Taking another step toward meeting the requirements of Dodd-Frank, the Securities and Exchange Commission on Wednesday redefined its $1 million-in-net-worth “accredited investor” rule to exclude the value of an individual’s primary home from its net worth calculations. Only accredited investors are allowed to purchase Reg D securities under three rules of the Securities Act of 1933.
In addition, the SEC’s redefinition clarifies treatment of borrowing secured by an individual’s primary residence in calculating that individual’s net worth. Specifically, that indebtedness is not treated as a liability unless the borrowing occurs in the 60 days preceding the purchase of securities in an exempt offering in which only accredited investors can participate. If that debt is incurred in connection with the individual’s acquisition of a primary residence, the debt secured by the primary residence must be treated as a liability in the net worth calculation.

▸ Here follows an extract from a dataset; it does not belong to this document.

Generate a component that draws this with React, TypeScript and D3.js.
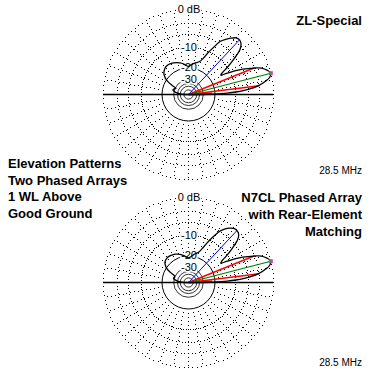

Furthermore, the redefinition allows, in certain circumstance, for an individual who previously qualified as an accredited investor pre-Dodd-Frank to use that prior net worth standard for certain follow-on investments.
In May of this year, the SEC proposed a rule under Dodd-Frank Section 418 to amend Rule 205-3 of the Investment Advisers Act that would raise the dollar amount thresholds for investment advisors to charge performance fees to $1 million in assets under management and $2 million in net worth. Those thresholds are what makes a prospective investor a “qualified investor” for many private investment vehicles.